Liebe Brüder und Schwestern, vertrauen wir die Erfüllung unserer Überlegungen der Fürsprache der allerseligsten Jungfrau und Gottesmutter Maria an. Sie kennt das Staunen, das Erschrecken und jene Wirkmacht im Vertrauen auf den Herrn. Sie möge uns helfen, daß auch wir das Staunen vor der Heiligkeit Gottes wiedererlangen. In jeder Eucharistiefeier vereinen wir uns mit Gesang der Serafim und rufen: „Heilig, heilig, heilig ist der HERR der Heerscharen. Erfüllt ist die ganze Erde von seiner Herrlichkeit“ (Jes 6,3).

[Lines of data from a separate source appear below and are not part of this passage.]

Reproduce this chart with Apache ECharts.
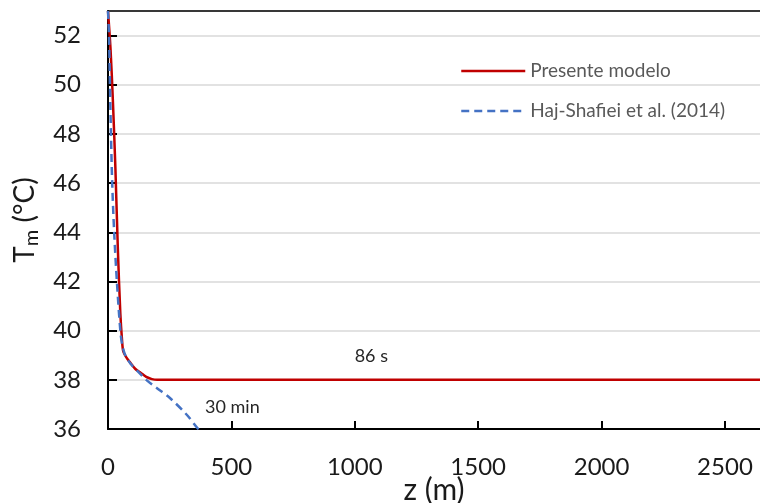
<!DOCTYPE html>
<html>
<head>
<meta charset="utf-8">
<script src="https://cdn.jsdelivr.net/npm/echarts@6/dist/echarts.min.js"></script>
<style>html,body{margin:0;padding:0;background:#fff}#c{width:760px;height:503px}</style>
</head>
<body>
<div id="c"></div>
<script>
// Presente modelo: [z (m), Tm (°C)]
var presenteModelo = [[0,53.0],[10,51.5],[20,49.3],[30,46.6],[40,43.3],[50,40.7],[57,39.6],[62,39.15],[75,38.9],[90,38.7],[110,38.45],[131,38.3],[155,38.12],[178,38.03],[199,38.0],[2700,38.0]];
// Haj-Shafiei et al. (2014)
var hajShafiei = [[0,53.0],[4,52],[8,50],[12,48],[17,46],[25,44],[36,42],[50,40],[58,39.4],[70,39.0],[90,38.67],[120,38.35],[155,38.0],[200,37.65],[252,37.25],[320,36.57],[363,36.03],[380,35.9]];
var seriesNames = ['Presente modelo', 'Haj-Shafiei et al. (2014)'];
var annotations = [{text:'86 s', z:1067, t:38.96},{text:'30 min', z:504, t:36.89}];
var xMin = 0, xMax = 2642, xInterval = 500;
var yMin = 36, yMax = 53, yInterval = 2;

var FONT = 'Lato';
var chart = echarts.init(document.getElementById('c'), null, {renderer:'canvas'});
chart.setOption({
  animation:false,
  backgroundColor:'#fff',
  grid:{left:108, top:11, right:0, bottom:74, containLabel:false, outerBoundsMode:'none'},
  legend:{
    orient:'vertical', left:460, top:61, padding:0, itemWidth:64, itemHeight:20, itemGap:20,
    itemStyle:{color:'rgba(0,0,0,0)', borderColor:'rgba(0,0,0,0)', borderWidth:0, opacity:0},
    lineStyle:{width:2.5},
    textStyle:{fontFamily:FONT, fontSize:19, lineHeight:20, color:'#595959'},
    data:seriesNames
  },
  xAxis:[{
    type:'value', min:xMin, max:xMax, interval:xInterval,
    name:'z (m)', nameLocation:'middle', nameGap:46, nameMoveOverlap:false,
    nameTextStyle:{fontFamily:FONT, fontSize:30, color:'#1a1a1a'},
    axisLine:{lineStyle:{color:'#000', width:2}},
    axisTick:{inside:true, length:8, lineStyle:{color:'#000', width:2}},
    axisLabel:{fontFamily:FONT, fontSize:24, color:'#1a1a1a', margin:26, showMaxLabel:false,
      formatter:function(v){return String(v);}},
    splitLine:{show:false}
  },{
    type:'value', position:'top', min:xMin, max:xMax,
    axisLine:{show:true, lineStyle:{color:'#000', width:1.5}},
    axisTick:{show:false}, axisLabel:{show:false}, splitLine:{show:false}
  }],
  yAxis:{
    type:'value', min:yMin, max:yMax, interval:yInterval,
    name:'{a|T}{b|m}{a| (°C)}', nameLocation:'middle', nameGap:66, nameMoveOverlap:false,
    nameTextStyle:{fontFamily:FONT, color:'#1a1a1a',
      rich:{a:{fontFamily:FONT, fontSize:28, color:'#1a1a1a', lineHeight:34, verticalAlign:'middle'},
            b:{fontFamily:FONT, fontSize:20, color:'#1a1a1a', verticalAlign:'bottom'}}},
    axisLine:{show:true, lineStyle:{color:'#000', width:2}},
    axisTick:{inside:true, length:9, lineStyle:{color:'#000', width:2}},
    axisLabel:{fontFamily:FONT, fontSize:24, color:'#1a1a1a', margin:27, showMaxLabel:false},
    splitLine:{lineStyle:{color:'#d9d9d9', width:1.5}}
  },
  series:[{
    name:seriesNames[0], type:'line', data:presenteModelo, symbol:'none', smooth:0.3,
    lineStyle:{color:'#C00000', width:2.5}, itemStyle:{color:'#C00000'}, z:2, clip:true,
    markPoint:{
      symbol:'circle', symbolSize:1, itemStyle:{color:'rgba(0,0,0,0)'},
      label:{show:true, position:'inside', fontFamily:FONT, fontSize:18, color:'#262626',
        formatter:function(p){return p.name;}},
      data:annotations.map(function(a){return {name:a.text, coord:[a.z, a.t]};})
    }
  },{
    name:seriesNames[1], type:'line', data:hajShafiei, symbol:'none', smooth:0.3,
    lineStyle:{color:'#4472C4', width:2.5, type:[8,5]}, itemStyle:{color:'#4472C4'}, z:3, clip:true
  }]
});
</script>
</body>
</html>
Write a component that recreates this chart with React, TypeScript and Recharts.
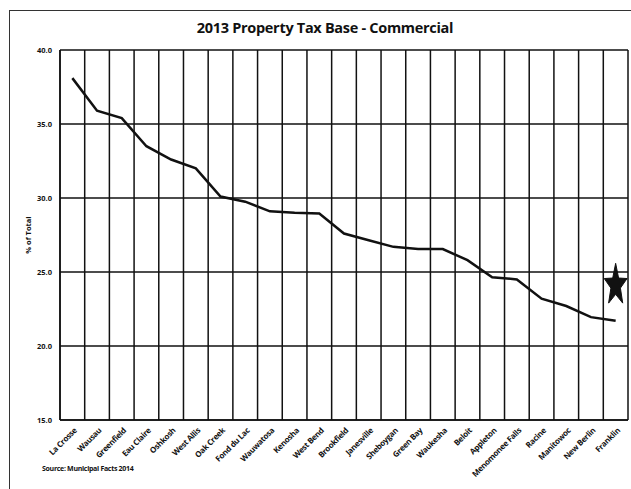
import React from 'react';
import { ComposedChart, Line, Scatter, XAxis, YAxis, CartesianGrid } from 'recharts';

const cities = ['La Crosse', 'Wausau', 'Greenfield', 'Eau Claire', 'Oshkosh', 'West Allis', 'Oak Creek', 'Fond du Lac', 'Wauwatosa', 'Kenosha', 'West Bend', 'Brookfield', 'Janesville', 'Sheboygan', 'Green Bay', 'Waukesha', 'Beloit', 'Appleton', 'Menomonee Falls', 'Racine', 'Manitowoc', 'New Berlin', 'Franklin'];
const commercialPct = [38.1, 35.9, 35.4, 33.5, 32.6, 32.0, 30.1, 29.75, 29.1, 29.0, 28.95, 27.6, 27.15, 26.7, 26.55, 26.55, 25.8, 24.65, 24.5, 23.2, 22.7, 21.95, 21.7];
const starMarker = [null, null, null, null, null, null, null, null, null, null, null, null, null, null, null, null, null, null, null, null, null, null, 24.1];
const yTicks = [15, 20, 25, 30, 35, 40];

const data = cities.map((c, i) => ({ city: c, value: commercialPct[i], star: starMarker[i] }));

const FONT = '"Open Sans", "Liberation Sans", Arial, sans-serif';

const XTick = (props: any) => {
  const { x, y, payload } = props;
  const tx = x + 5;
  const ty = y + 9;
  return (
    <text x={tx} y={ty} transform={`rotate(-45 ${tx} ${ty})`} textAnchor="end" fontSize={8} fontWeight="bold" fontFamily={FONT} fill="#111" letterSpacing={-0.3}>
      {payload.value}
    </text>
  );
};

const StarShape = (props: any) => {
  const { cx, cy } = props;
  if (cx == null || cy == null) return null;
  const rx = 12, ry = 22, irx = 5, iry = 9;
  const pts: string[] = [];
  for (let k = 0; k < 10; k++) {
    const ang = -Math.PI / 2 + (k * Math.PI) / 5;
    const outer = k % 2 === 0;
    const px = cx + Math.cos(ang) * (outer ? rx : irx);
    const py = cy + Math.sin(ang) * (outer ? ry : iry);
    pts.push(`${px},${py}`);
  }
  return <polygon points={pts.join(' ')} fill="#111" stroke="#111" strokeWidth={1} />;
};

const verticalGen = ({ offset }: any) => {
  const n = cities.length;
  const out: number[] = [];
  for (let i = 0; i <= n; i++) out.push(offset.left + (i * offset.width) / n);
  return out;
};

export default function App() {
  return (
    <div style={{ position: 'absolute', left: 0, top: 0, width: 631, height: 489, background: '#fff', overflow: 'hidden' }}>
      <div style={{ position: 'absolute', left: 9, top: 10, width: 640, height: 500, borderLeft: '1px solid #333', borderTop: '1px solid #333' }} />
      <div style={{ position: 'absolute', left: 0, top: 18, width: 650, textAlign: 'center', fontFamily: FONT, fontWeight: 'bold', fontSize: 14.5, letterSpacing: -0.3, color: '#111' }}>
        2013 Property Tax Base - Commercial
      </div>
      <div style={{ position: 'absolute', left: 42, top: 464, fontFamily: FONT, fontWeight: 'bold', fontSize: 7, letterSpacing: -0.3, color: '#111' }}>
        Source: Municipal Facts 2014
      </div>
      <ComposedChart width={631} height={489} data={data} margin={{ top: 50, right: 3, bottom: 0, left: 0 }} style={{ position: 'absolute', left: 0, top: 0 }}>
        <CartesianGrid stroke="#111" strokeWidth={1.5} verticalCoordinatesGenerator={verticalGen} />
        <XAxis dataKey="city" scale="band" interval={0} tickLine={false} tickSize={0} tickMargin={2} height={69} axisLine={{ stroke: '#111', strokeWidth: 1.5 }} tick={<XTick />} />
        <YAxis domain={[15, 40]} ticks={yTicks} width={60} tickLine={false} tickSize={0} tickMargin={8} axisLine={{ stroke: '#111', strokeWidth: 1.5 }}
          tick={{ fontSize: 7.5, fontWeight: 'bold', fontFamily: FONT, fill: '#111' }}
          tickFormatter={(v: number) => v.toFixed(1)}
          label={{ value: '% of Total', angle: -90, position: 'center', dx: -2, style: { fontSize: 7.5, fontWeight: 'bold', fontFamily: FONT, fill: '#111' } }} />
        <Line type="linear" dataKey="value" stroke="#111" strokeWidth={2.5} dot={false} isAnimationActive={false} />
        <Scatter dataKey="star" shape={<StarShape />} isAnimationActive={false} />
      </ComposedChart>
    </div>
  );
}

Suchen wir, das Staunen mittels des Gesangs von der Heiligkeit des dreieinen Gottes wieder neu zu entdecken. Wir spüren in der Folge unvermeidbar unsere Unzulänglichkeit, unsere Grenzen und unsere Sünden. Diese Haltung möge uns helfen, erneut die Ermutigung des Herrn zu empfinden: „Fürchte dich nicht!“ und die erneuerte Sendung und die Zusicherung ihrer Wirksamkeit: „Von jetzt an wirst du Menschen fangen“ (Lk 5,11). Amen.